Gallagher: Fire election officials
Denver Post By George Merritt and Mike McPhee 08 November 2006
Denver woke up today with a bad hangover, after embarrassing computer glitches prevented thousands of residents from voting, piles of absentee ballots still to be counted and a call for heads to roll.
Denver Auditor Dennis Gallagher today asked that Denver's two elected voting commissioners - Susan Roger and Sandy Adams - resign and that the mayor fire Clerk and Recorder Wayne Vaden as well as the entire senior staff of the election commission, including executive director John Gaydeski.
Gallagher promised by the end of the week that he would push a previously rejected charter change to overhaul the structure of the commission, discarding Denver-s three-commissioner system for a single, elected clerk and recorder.
"The council and the mayor already has a chance at this and they decided not to go forward," Gallagher said.
Gallagher said Tuesday's mistakes were so severe that he questioned the outcome of some races.
"We may never know what the real outcome of some of those races were," he said.
Councilwoman Rosemary Rodriguez - who pushed the overhaul more than a year ago - said a majority of the City Council has already contacted her, asking for the charter change.
But she said Gallagher's call for heads is "irresponsible at this time" because commission officials have to complete the election.
Mayor John Hickenlooper, who said Tuesday he was "angry" about the election problems, said he plans to meet with the media today.
Denver Election Commission workers came to work early this morning to be faced with piles of absentee ballots, as many as 47,000, still to be verified then counted. The uncounted votes were not expected to be enough to sway either the state treasurer's race or the secretary of state race. The effect on local ballot issues could not be determined. But at least one high-profile issuethe funding of Denver's preschoolscould be affected.
Pueblo County official said they had nearly 20,000 absentee ballots still to be counted today.
Delays and breakdowns also hampered voting in Montrose and Phillips counties, and several other counties were unable to provide complete results well past midnight.
Elections officials across the state struggled Tuesday with new machines and new procedures, delaying vote counts, angering party officials who worried their supporters would give up and go home, and turning a civic rite into an ordeal for many.
"I can't believe I'm in the United States of America," said Sean Kelly, a Denver resident who gave up and went home after waiting three hours in line at a polling place Tuesday.
Adding to Denver's woes, one of the county's two optical scanning machines for absentee ballots broke down. Election Commission spokesman Alton Dillard said he didn't expect a complete tally "optimistically" until Friday.
"We are embarrassed and chagrined that our expectations were not met," Dillard said today. "We apologize to the Denver voters for the inconvenience they endured."
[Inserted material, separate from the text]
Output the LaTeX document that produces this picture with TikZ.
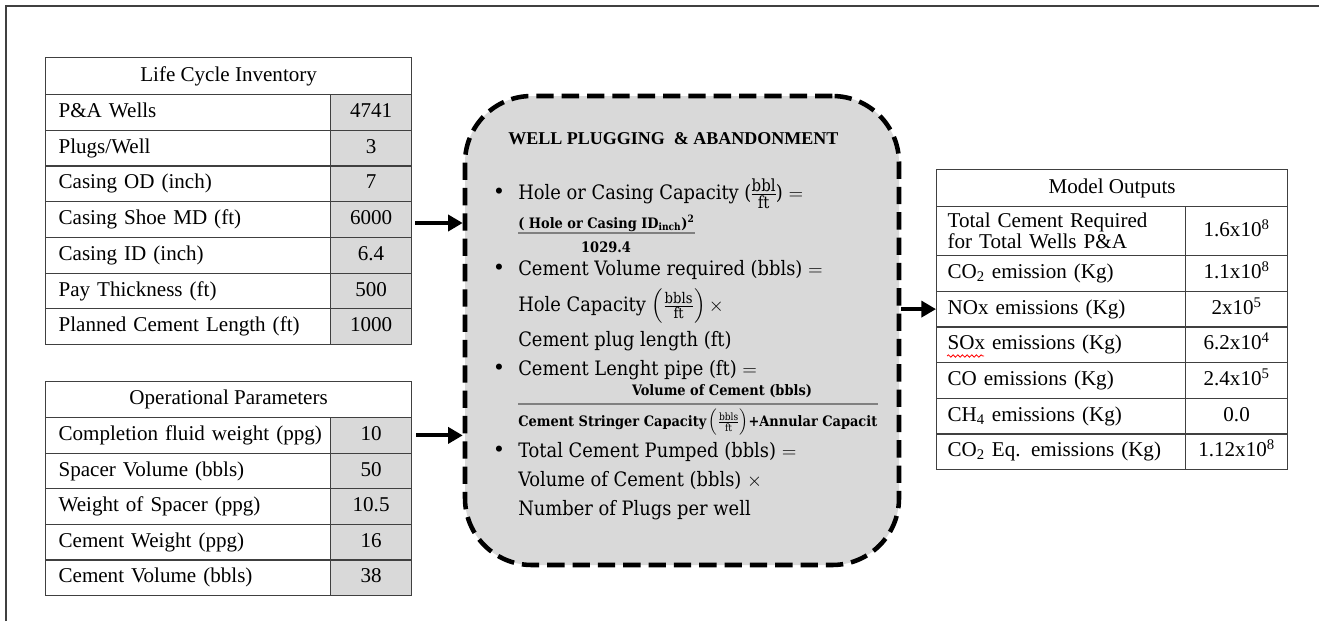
\documentclass[tikz,border=0pt]{standalone}
\usepackage{fontspec}
\usepackage{amsmath}
\setmainfont{Liberation Serif}
\newfontfamily\formfont{DejaVu Serif Condensed}
\usetikzlibrary{arrows.meta,decorations.pathmorphing}

\definecolor{cellgray}{HTML}{D9D9D9}
\definecolor{rulegray}{HTML}{404040}

\newcommand{\unitfrac}[3][11]{\frac{\text{\fontsize{#1}{12}\selectfont #2}}{\text{\fontsize{#1}{12}\selectfont #3}}}

\tikzset{
  cell/.style={draw=rulegray, line width=0.9pt, anchor=north west, inner ysep=0pt,
    font=\fontsize{15.8}{16.5}\selectfont, text height=11pt, text depth=3.5pt},
  titlecell/.style={cell, align=center},
  labcell/.style={cell, align=left, inner xsep=2pt, text width=209.75pt, minimum height=26.8pt,
    execute at begin node=\hspace*{7.75pt}},
  valcell/.style={cell, fill=cellgray, minimum width=60.75pt, minimum height=26.8pt},
  outlab/.style={cell, align=left, inner xsep=8.25pt, text width=170.25pt, minimum height=26.75pt},
  outval/.style={cell, minimum width=76.5pt, minimum height=26.75pt},
  wellbox/.style={draw, line width=3.4pt, dash pattern=on 13pt off 6pt, rounded corners=50pt,
    fill=cellgray, minimum width=325.5pt, minimum height=351.75pt},
  formline/.style={anchor=base west, inner sep=0pt, font=\formfont\fontsize{14.9}{17}\selectfont},
  formsmall/.style={inner sep=0pt, font=\formfont\bfseries\fontsize{10.8}{12}\selectfont},
  bul/.style={anchor=base, inner sep=0pt, font=\fontsize{19}{20}\selectfont},
  flow/.style={line width=3pt, -{Triangle[length=11pt,width=12pt]}},
}

\begin{document}
\begin{tikzpicture}[x=0.75pt, y=-0.75pt]
  \useasboundingbox (0,0) rectangle (1319,621);
  % --- frame (top and left only) ---
  \draw[rulegray, line width=1.1pt] (6,621) -- (6,6) -- (1319,6);

  % --- Life Cycle Inventory ---
  \node[titlecell, minimum width=274.5pt, minimum height=27.75pt] (lci) at (45,57) {Life Cycle Inventory};
  \foreach \lab/\val [count=\i] in {P\&A Wells/4741, {Plugs/Well}/3, Casing OD (inch)/7,
      Casing Shoe MD (ft)/6000, Casing ID (inch)/6.4, Pay Thickness (ft)/500,
      Planned Cement Length (ft)/1000}{
    \pgfmathsetmacro\y{94+35.71*(\i-1)}
    \node[labcell] (lci-l\i) at (45,\y) {\lab};
    \node[valcell] (lci-v\i) at (330,\y) {\val};
  }

  % --- Operational Parameters ---
  \node[titlecell, minimum width=274.5pt, minimum height=27pt] (op) at (45,381) {Operational Parameters};
  \foreach \lab/\val [count=\i] in {Completion fluid weight (ppg)/10, Spacer Volume (bbls)/50,
      Weight of Spacer (ppg)/10.5, Cement Weight (ppg)/16, Cement Volume (bbls)/38}{
    \pgfmathsetmacro\y{417+35.6*(\i-1)}
    \node[labcell, minimum height=26.7pt] (op-l\i) at (45,\y) {\lab};
    \node[valcell, minimum height=26.7pt] (op-v\i) at (330,\y) {\val};
  }

  % --- Well plugging & abandonment box ---
  \node[wellbox] (well) at (682,330.5) {};
  \node[anchor=base west, inner sep=0pt, font=\bfseries\fontsize{13.5}{15}\selectfont] (well-t)
    at (508,144) {WELL PLUGGING \ \& ABANDONMENT};
  % bullets
  \node[bul] (b1) at (499,199) {\textbullet};
  \node[bul] (b2) at (499,275) {\textbullet};
  \node[bul] (b3) at (499,375) {\textbullet};
  \node[bul] (b4) at (499,457) {\textbullet};
  % formulas
  \node[formline] (f-l1) at (518,199) {Hole or Casing Capacity (\kern-1pt$\unitfrac[12.5]{bbl}{ft}$\kern-1pt) $=$};
  \node[formsmall, anchor=base west] (f1n) at (518,228) {( Hole or Casing ID\textsubscript{inch})\textsuperscript{2}};
  \draw[gray, line width=1.4pt] (f1n.base west) ++(0,5) coordinate (r1a) -- (r1a -| f1n.east);
  \node[formsmall, anchor=base] (f1d) at (606,252) {1029.4};
  \node[formline] (f-l2) at (518,275) {Cement Volume required (bbls) $=$};
  \node[formline] (f-l3) at (518,311) {Hole Capacity $\left(\unitfrac{bbls}{ft}\right)\times$};
  \node[formline] (f-l4) at (518,346) {Cement plug length (ft)};
  \node[formline] (f-l5) at (518,375) {Cement Lenght pipe (ft) $=$};
  \node[formsmall, anchor=base] (f2n) at (722,395) {Volume of Cement (bbls)};
  \draw[gray, line width=1.4pt] (518,404) -- (878,404);
  \begin{scope}
    \clip (518,406) rectangle (878,445);
    \node[formsmall, anchor=base west] (f2d) at (518,426)
      {Cement Stringer Capacity\,$\left(\frac{\text{\mdseries bbls}}{\text{\mdseries ft}}\right)$+Annular Capacit};
  \end{scope}
  \node[formline] (f-l6) at (518,457) {Total Cement Pumped (bbls) $=$};
  \node[formline] (f-l7) at (518,486) {Volume of Cement (bbls) $\times$};
  \node[formline] (f-l8) at (518,515) {Number of Plugs per well};

  % --- Model Outputs ---
  \node[titlecell, minimum width=263.25pt, minimum height=27.75pt] (out) at (936,169) {Model Outputs};
  \node[outlab, minimum height=36.75pt, text height=, text depth=, font=\fontsize{15.8}{15.5}\selectfont]
    (out-l1) at (936,206) {Total Cement Required\\for Total Wells P\&A};
  \node[outval, minimum height=36.75pt] (out-v1) at (1185,206) {1.6x10\textsuperscript{8}};
  \foreach \lab/\val [count=\i from 2] in {CO\textsubscript{2} emission (Kg)/1.1x10\textsuperscript{8},
      NOx emissions (Kg)/2x10\textsuperscript{5}, SOx emissions (Kg)/6.2x10\textsuperscript{4},
      CO emissions (Kg)/2.4x10\textsuperscript{5}, CH\textsubscript{4} emissions (Kg)/0.0,
      CO\textsubscript{2} Eq. emissions (Kg)/1.12x10\textsuperscript{8}}{
    \pgfmathsetmacro\y{255+35.67*(\i-2)}
    \node[outlab] (out-l\i) at (936,\y) {\lab};
    \node[outval] (out-v\i) at (1185,\y) {\val};
  }
  % spell-check squiggle under SOx
  \draw[red, line width=0.6pt, decorate, decoration={snake, amplitude=0.9pt, segment length=3.5pt}]
    (947,356) -- (984,356);

  % --- arrows ---
  \coordinate (in1) at (415,223);
  \draw[flow] (in1) -- (in1 -| well.west);
  \draw[flow] ([xshift=3pt]op-v1.east) -- (op-v1.east -| well.west);
  \draw[flow] (out-l3.west -| well.east) -- (out-l3.west);
\end{tikzpicture}
\end{document}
"This is one of the longest ballots in state history, which translates to absentee ballots of four pages insted of two pages. It takes longer to count."
One heavily advertised measure, a proposal to increase the sales tax rate by .12 percent to fund preschool, was eking out a margin of less than 1,000 votes - a toss-up given the number absentees out.
Several other counties hadn't reported final returns by the time the state's earliest commuters were warming up their cars today, including Douglas, Adams, Montrose, Routt, Park and Grand.
State officials had predicted a relatively high 60 percent statewide turnout for the midterm election, or some 1.8 million voters out of nearly 3 million. Secretary of State spokeswoman Lisa Doran said long lines were reported around the state, from Denver to Steamboat Springs, which she blamed on the long ballot - with 14 proposals - and new voting machines.